-- GIVEN PROBLEM --
Only the number is wanted: count the lines that include the word "React".

-- DATA SECTION --
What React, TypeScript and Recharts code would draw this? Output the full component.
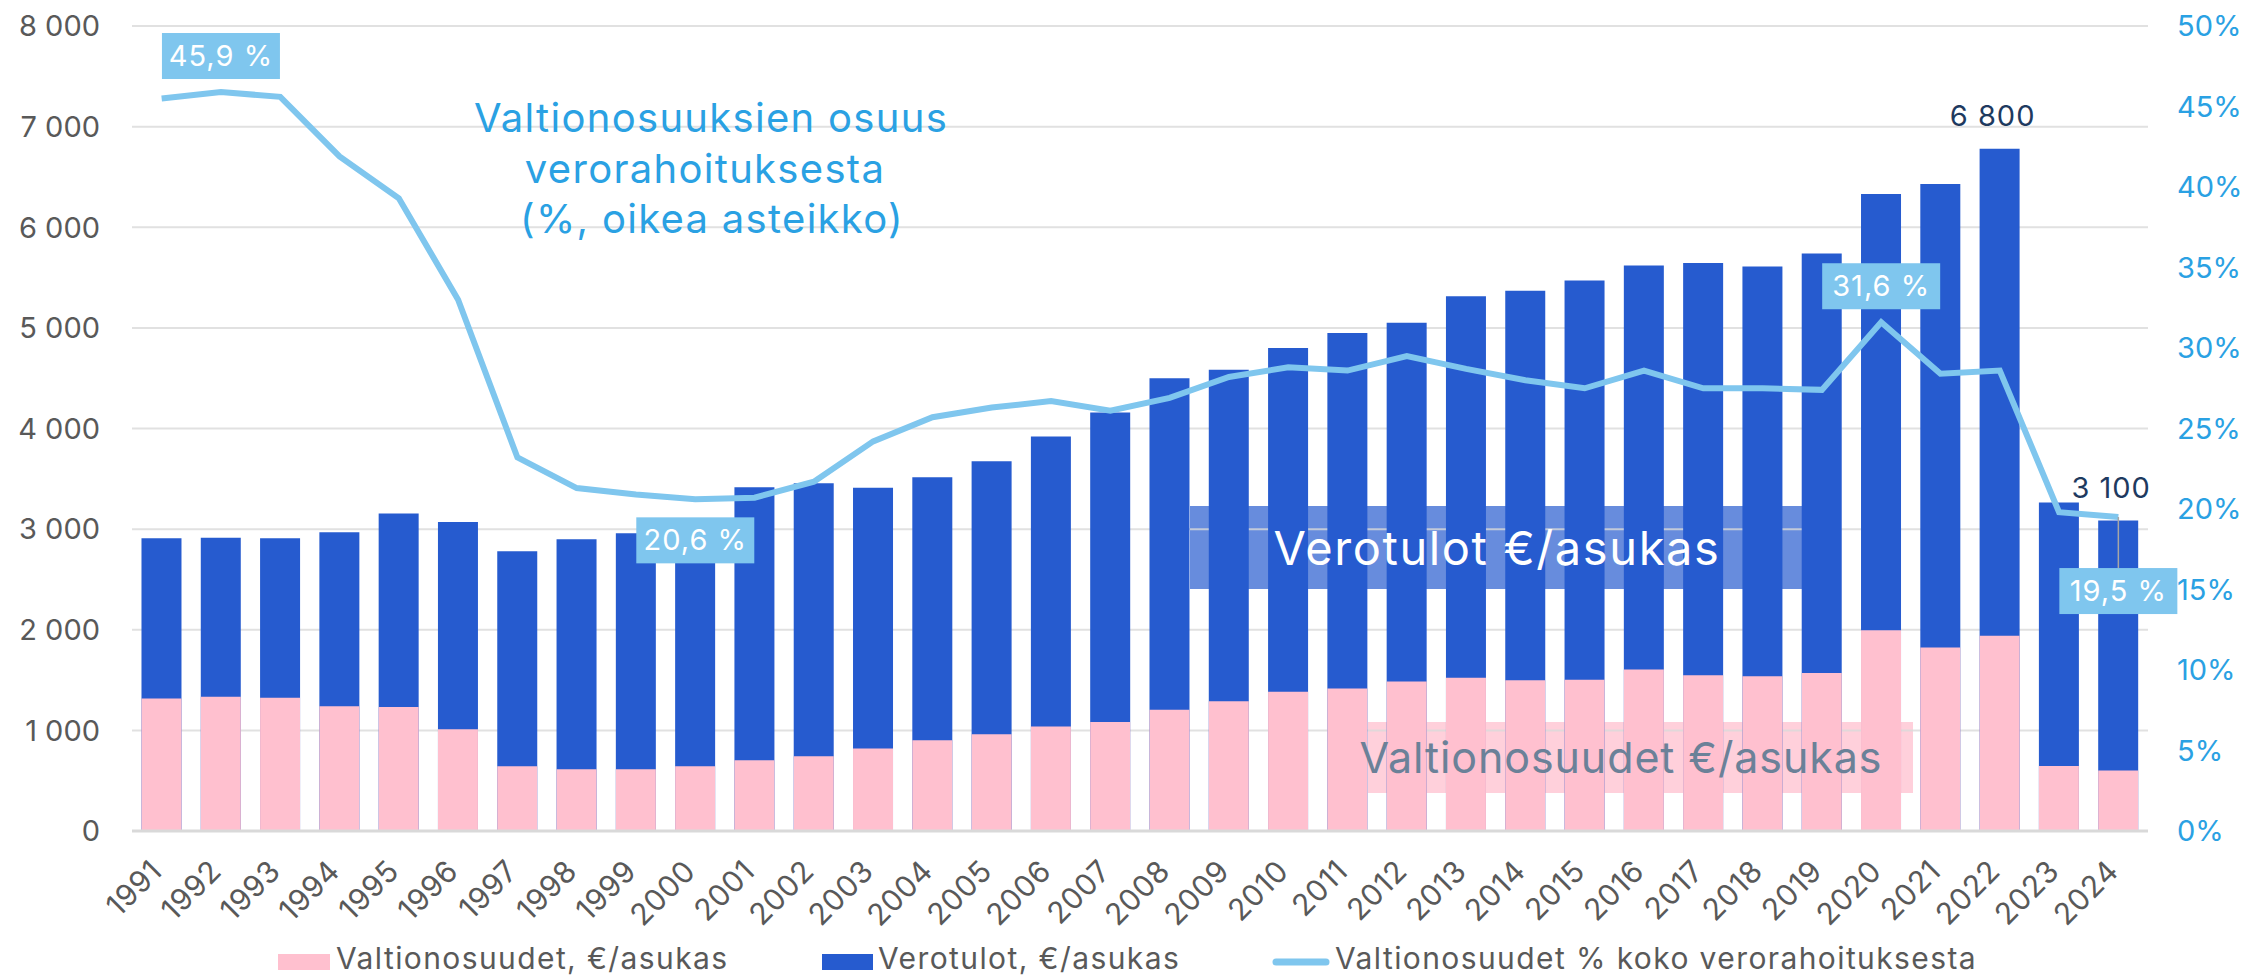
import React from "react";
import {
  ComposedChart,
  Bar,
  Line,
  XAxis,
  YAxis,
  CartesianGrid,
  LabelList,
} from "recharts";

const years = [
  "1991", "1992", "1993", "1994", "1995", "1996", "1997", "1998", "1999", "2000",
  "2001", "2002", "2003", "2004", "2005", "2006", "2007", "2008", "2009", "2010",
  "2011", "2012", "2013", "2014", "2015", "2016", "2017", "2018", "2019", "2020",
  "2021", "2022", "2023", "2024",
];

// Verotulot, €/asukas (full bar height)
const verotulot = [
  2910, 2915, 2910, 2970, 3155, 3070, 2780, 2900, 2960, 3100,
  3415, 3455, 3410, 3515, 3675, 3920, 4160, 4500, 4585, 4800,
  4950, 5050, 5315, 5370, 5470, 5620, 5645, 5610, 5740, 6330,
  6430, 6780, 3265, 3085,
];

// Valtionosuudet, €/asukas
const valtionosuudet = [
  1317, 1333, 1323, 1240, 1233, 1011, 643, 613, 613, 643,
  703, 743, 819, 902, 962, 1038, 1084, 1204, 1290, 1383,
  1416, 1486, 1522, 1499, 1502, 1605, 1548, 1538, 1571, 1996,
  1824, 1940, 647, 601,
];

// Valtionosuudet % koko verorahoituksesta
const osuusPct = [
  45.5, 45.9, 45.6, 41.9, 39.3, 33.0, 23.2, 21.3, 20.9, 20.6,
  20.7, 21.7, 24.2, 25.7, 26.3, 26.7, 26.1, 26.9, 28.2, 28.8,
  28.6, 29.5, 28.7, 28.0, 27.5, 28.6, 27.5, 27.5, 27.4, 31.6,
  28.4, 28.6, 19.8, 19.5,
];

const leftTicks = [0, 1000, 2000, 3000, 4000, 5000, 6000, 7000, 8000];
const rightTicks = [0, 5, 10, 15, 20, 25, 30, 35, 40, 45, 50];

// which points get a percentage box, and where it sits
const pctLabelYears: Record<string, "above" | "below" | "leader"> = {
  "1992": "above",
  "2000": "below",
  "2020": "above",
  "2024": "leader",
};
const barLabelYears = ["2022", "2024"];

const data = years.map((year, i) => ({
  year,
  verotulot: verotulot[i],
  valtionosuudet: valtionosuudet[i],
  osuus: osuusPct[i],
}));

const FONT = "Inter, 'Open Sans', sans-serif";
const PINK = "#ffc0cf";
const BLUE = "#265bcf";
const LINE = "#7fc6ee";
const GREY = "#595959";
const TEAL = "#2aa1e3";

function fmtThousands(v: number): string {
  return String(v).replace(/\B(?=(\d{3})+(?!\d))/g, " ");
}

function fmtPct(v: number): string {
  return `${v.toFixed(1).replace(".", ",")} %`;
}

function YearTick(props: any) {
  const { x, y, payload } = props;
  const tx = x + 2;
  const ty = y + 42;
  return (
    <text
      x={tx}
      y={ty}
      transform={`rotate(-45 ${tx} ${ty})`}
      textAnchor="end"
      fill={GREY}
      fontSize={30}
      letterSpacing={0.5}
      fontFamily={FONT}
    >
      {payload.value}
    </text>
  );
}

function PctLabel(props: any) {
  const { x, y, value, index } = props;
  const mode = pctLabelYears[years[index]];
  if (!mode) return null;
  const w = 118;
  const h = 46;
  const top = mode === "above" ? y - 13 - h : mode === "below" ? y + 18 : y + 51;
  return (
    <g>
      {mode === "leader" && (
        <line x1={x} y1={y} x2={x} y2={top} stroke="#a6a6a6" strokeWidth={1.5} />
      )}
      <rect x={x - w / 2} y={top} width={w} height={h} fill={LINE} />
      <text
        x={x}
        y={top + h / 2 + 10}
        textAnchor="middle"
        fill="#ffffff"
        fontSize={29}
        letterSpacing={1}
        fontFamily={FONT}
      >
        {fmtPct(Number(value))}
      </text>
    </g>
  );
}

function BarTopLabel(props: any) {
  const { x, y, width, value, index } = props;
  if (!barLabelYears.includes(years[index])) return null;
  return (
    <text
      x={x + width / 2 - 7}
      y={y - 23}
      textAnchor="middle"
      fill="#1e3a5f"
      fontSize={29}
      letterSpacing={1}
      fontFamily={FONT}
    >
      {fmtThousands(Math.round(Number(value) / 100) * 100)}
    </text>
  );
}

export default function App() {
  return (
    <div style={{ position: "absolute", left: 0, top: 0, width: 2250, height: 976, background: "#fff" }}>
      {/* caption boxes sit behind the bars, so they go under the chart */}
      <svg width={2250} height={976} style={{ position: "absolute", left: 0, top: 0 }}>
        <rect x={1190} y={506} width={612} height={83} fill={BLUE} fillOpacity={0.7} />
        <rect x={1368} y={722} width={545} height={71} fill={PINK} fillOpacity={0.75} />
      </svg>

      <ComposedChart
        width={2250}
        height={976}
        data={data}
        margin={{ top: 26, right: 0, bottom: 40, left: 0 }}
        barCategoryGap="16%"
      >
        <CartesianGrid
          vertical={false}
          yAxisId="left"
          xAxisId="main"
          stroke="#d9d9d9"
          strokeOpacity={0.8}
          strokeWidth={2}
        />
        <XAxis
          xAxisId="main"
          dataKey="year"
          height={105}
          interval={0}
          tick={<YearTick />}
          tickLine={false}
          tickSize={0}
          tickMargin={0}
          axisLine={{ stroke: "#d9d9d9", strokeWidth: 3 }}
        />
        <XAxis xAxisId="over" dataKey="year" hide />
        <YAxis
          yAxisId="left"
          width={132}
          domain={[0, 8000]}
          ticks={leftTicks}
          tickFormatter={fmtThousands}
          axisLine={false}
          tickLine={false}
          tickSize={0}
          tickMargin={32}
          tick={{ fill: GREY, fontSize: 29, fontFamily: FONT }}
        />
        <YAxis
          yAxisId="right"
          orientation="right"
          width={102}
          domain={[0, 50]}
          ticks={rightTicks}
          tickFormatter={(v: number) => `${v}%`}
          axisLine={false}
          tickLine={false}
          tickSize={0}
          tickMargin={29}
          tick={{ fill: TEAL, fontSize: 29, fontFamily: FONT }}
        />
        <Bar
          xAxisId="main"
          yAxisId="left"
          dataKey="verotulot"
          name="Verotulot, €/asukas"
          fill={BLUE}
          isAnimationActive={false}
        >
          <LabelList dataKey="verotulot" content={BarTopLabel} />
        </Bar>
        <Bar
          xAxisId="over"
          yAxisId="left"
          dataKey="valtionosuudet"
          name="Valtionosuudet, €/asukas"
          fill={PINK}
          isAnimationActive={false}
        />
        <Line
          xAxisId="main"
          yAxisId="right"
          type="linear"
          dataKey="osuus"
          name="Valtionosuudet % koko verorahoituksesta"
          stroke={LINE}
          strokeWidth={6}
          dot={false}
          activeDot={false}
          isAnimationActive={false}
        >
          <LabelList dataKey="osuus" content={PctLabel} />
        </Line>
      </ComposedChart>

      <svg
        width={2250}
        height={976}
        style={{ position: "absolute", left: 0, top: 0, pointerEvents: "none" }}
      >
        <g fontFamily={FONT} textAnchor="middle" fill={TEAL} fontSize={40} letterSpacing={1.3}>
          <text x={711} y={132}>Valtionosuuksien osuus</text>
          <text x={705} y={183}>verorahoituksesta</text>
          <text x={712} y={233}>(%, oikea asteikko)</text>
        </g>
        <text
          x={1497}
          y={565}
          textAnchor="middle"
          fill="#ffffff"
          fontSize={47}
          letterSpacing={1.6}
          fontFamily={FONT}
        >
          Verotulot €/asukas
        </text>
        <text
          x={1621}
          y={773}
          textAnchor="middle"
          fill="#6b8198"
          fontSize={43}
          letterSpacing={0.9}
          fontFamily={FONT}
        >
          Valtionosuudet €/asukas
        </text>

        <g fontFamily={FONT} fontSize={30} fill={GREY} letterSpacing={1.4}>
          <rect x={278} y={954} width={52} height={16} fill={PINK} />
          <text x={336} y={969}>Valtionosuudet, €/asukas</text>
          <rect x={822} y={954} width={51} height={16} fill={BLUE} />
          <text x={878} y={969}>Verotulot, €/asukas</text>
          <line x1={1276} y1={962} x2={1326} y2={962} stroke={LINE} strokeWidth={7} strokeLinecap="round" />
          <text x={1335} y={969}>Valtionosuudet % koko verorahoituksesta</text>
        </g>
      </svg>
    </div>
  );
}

-- COMPLETE OUTPUT --
2